Do this
Can you output the material exactly as written, minus any pictures it holds?
'''
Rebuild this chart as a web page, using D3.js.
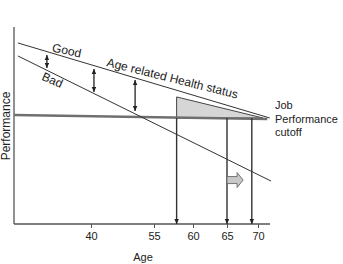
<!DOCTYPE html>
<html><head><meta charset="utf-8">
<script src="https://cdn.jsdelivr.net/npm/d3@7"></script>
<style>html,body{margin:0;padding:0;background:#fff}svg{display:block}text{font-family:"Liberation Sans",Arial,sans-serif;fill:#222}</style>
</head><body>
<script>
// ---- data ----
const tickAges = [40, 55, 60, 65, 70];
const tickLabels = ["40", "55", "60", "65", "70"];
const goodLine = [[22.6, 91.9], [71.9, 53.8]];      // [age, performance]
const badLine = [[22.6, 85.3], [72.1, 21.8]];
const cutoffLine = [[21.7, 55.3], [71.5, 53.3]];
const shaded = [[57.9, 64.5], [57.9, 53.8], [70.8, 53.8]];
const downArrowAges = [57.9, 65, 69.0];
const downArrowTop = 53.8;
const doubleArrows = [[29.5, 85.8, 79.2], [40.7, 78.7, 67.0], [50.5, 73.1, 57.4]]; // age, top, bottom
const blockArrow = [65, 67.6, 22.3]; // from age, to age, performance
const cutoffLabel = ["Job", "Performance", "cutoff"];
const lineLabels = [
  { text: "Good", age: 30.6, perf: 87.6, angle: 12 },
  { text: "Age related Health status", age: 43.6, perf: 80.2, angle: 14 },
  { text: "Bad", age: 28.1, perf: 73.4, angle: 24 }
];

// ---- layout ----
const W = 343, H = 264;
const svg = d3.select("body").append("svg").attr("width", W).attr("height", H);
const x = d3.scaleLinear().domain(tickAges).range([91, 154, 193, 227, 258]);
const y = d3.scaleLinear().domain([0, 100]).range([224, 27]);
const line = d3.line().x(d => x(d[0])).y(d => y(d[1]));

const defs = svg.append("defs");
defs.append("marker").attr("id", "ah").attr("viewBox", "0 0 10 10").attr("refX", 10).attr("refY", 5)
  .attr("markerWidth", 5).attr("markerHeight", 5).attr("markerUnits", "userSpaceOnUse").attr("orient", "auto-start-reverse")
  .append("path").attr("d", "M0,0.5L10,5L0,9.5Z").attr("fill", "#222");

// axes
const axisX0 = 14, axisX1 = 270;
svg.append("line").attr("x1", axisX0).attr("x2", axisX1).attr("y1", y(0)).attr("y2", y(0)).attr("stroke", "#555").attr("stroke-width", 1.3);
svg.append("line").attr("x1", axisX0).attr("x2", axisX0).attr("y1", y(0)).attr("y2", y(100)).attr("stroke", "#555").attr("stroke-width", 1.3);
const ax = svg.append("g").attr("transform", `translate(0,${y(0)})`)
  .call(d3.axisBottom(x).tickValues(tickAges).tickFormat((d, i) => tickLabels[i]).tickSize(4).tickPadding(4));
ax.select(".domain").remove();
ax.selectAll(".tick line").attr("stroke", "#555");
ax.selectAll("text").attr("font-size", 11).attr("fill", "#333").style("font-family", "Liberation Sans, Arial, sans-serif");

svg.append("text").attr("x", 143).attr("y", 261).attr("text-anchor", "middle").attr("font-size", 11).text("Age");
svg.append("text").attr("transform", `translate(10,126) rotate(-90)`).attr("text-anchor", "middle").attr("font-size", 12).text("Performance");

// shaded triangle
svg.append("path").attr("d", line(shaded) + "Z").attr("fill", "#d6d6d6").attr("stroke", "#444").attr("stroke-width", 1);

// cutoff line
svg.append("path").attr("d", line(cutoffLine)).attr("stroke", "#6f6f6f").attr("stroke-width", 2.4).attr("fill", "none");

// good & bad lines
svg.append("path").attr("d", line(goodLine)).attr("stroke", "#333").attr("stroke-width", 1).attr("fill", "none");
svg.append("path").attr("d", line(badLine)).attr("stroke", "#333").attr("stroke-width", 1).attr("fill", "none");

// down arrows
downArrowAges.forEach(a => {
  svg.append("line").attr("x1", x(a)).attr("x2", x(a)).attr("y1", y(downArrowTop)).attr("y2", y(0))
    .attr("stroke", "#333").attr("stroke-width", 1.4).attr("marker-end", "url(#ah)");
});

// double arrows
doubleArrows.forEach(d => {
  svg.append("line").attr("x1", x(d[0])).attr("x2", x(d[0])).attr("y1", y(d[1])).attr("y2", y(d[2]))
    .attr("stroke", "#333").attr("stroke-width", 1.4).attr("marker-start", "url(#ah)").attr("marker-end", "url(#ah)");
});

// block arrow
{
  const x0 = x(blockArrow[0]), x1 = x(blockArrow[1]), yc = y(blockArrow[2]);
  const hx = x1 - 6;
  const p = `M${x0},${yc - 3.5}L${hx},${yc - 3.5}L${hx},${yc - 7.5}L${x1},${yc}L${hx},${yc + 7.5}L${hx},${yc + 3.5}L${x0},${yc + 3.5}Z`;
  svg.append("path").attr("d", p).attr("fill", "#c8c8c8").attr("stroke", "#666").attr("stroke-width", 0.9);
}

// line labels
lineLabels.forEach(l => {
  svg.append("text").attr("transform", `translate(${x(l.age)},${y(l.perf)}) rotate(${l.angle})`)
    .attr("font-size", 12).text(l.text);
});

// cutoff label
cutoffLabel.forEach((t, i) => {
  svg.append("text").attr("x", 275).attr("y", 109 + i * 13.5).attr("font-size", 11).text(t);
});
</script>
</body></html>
'''
Answer to the problem
Rebuild this chart as a web page, using D3.js.
<!DOCTYPE html>
<html><head><meta charset="utf-8">
<script src="https://cdn.jsdelivr.net/npm/d3@7"></script>
<style>html,body{margin:0;padding:0;background:#fff}svg{display:block}text{font-family:"Liberation Sans",Arial,sans-serif;fill:#222}</style>
</head><body>
<script>
// ---- data ----
const tickAges = [40, 55, 60, 65, 70];
const tickLabels = ["40", "55", "60", "65", "70"];
const goodLine = [[22.6, 91.9], [71.9, 53.8]];      // [age, performance]
const badLine = [[22.6, 85.3], [72.1, 21.8]];
const cutoffLine = [[21.7, 55.3], [71.5, 53.3]];
const shaded = [[57.9, 64.5], [57.9, 53.8], [70.8, 53.8]];
const downArrowAges = [57.9, 65, 69.0];
const downArrowTop = 53.8;
const doubleArrows = [[29.5, 85.8, 79.2], [40.7, 78.7, 67.0], [50.5, 73.1, 57.4]]; // age, top, bottom
const blockArrow = [65, 67.6, 22.3]; // from age, to age, performance
const cutoffLabel = ["Job", "Performance", "cutoff"];
const lineLabels = [
  { text: "Good", age: 30.6, perf: 87.6, angle: 12 },
  { text: "Age related Health status", age: 43.6, perf: 80.2, angle: 14 },
  { text: "Bad", age: 28.1, perf: 73.4, angle: 24 }
];

// ---- layout ----
const W = 343, H = 264;
const svg = d3.select("body").append("svg").attr("width", W).attr("height", H);
const x = d3.scaleLinear().domain(tickAges).range([91, 154, 193, 227, 258]);
const y = d3.scaleLinear().domain([0, 100]).range([224, 27]);
const line = d3.line().x(d => x(d[0])).y(d => y(d[1]));

const defs = svg.append("defs");
defs.append("marker").attr("id", "ah").attr("viewBox", "0 0 10 10").attr("refX", 10).attr("refY", 5)
  .attr("markerWidth", 5).attr("markerHeight", 5).attr("markerUnits", "userSpaceOnUse").attr("orient", "auto-start-reverse")
  .append("path").attr("d", "M0,0.5L10,5L0,9.5Z").attr("fill", "#222");

// axes
const axisX0 = 14, axisX1 = 270;
svg.append("line").attr("x1", axisX0).attr("x2", axisX1).attr("y1", y(0)).attr("y2", y(0)).attr("stroke", "#555").attr("stroke-width", 1.3);
svg.append("line").attr("x1", axisX0).attr("x2", axisX0).attr("y1", y(0)).attr("y2", y(100)).attr("stroke", "#555").attr("stroke-width", 1.3);
const ax = svg.append("g").attr("transform", `translate(0,${y(0)})`)
  .call(d3.axisBottom(x).tickValues(tickAges).tickFormat((d, i) => tickLabels[i]).tickSize(4).tickPadding(4));
ax.select(".domain").remove();
ax.selectAll(".tick line").attr("stroke", "#555");
ax.selectAll("text").attr("font-size", 11).attr("fill", "#333").style("font-family", "Liberation Sans, Arial, sans-serif");

svg.append("text").attr("x", 143).attr("y", 261).attr("text-anchor", "middle").attr("font-size", 11).text("Age");
svg.append("text").attr("transform", `translate(10,126) rotate(-90)`).attr("text-anchor", "middle").attr("font-size", 12).text("Performance");

// shaded triangle
svg.append("path").attr("d", line(shaded) + "Z").attr("fill", "#d6d6d6").attr("stroke", "#444").attr("stroke-width", 1);

// cutoff line
svg.append("path").attr("d", line(cutoffLine)).attr("stroke", "#6f6f6f").attr("stroke-width", 2.4).attr("fill", "none");

// good & bad lines
svg.append("path").attr("d", line(goodLine)).attr("stroke", "#333").attr("stroke-width", 1).attr("fill", "none");
svg.append("path").attr("d", line(badLine)).attr("stroke", "#333").attr("stroke-width", 1).attr("fill", "none");

// down arrows
downArrowAges.forEach(a => {
  svg.append("line").attr("x1", x(a)).attr("x2", x(a)).attr("y1", y(downArrowTop)).attr("y2", y(0))
    .attr("stroke", "#333").attr("stroke-width", 1.4).attr("marker-end", "url(#ah)");
});

// double arrows
doubleArrows.forEach(d => {
  svg.append("line").attr("x1", x(d[0])).attr("x2", x(d[0])).attr("y1", y(d[1])).attr("y2", y(d[2]))
    .attr("stroke", "#333").attr("stroke-width", 1.4).attr("marker-start", "url(#ah)").attr("marker-end", "url(#ah)");
});

// block arrow
{
  const x0 = x(blockArrow[0]), x1 = x(blockArrow[1]), yc = y(blockArrow[2]);
  const hx = x1 - 6;
  const p = `M${x0},${yc - 3.5}L${hx},${yc - 3.5}L${hx},${yc - 7.5}L${x1},${yc}L${hx},${yc + 7.5}L${hx},${yc + 3.5}L${x0},${yc + 3.5}Z`;
  svg.append("path").attr("d", p).attr("fill", "#c8c8c8").attr("stroke", "#666").attr("stroke-width", 0.9);
}

// line labels
lineLabels.forEach(l => {
  svg.append("text").attr("transform", `translate(${x(l.age)},${y(l.perf)}) rotate(${l.angle})`)
    .attr("font-size", 12).text(l.text);
});

// cutoff label
cutoffLabel.forEach((t, i) => {
  svg.append("text").attr("x", 275).attr("y", 109 + i * 13.5).attr("font-size", 11).text(t);
});
</script>
</body></html>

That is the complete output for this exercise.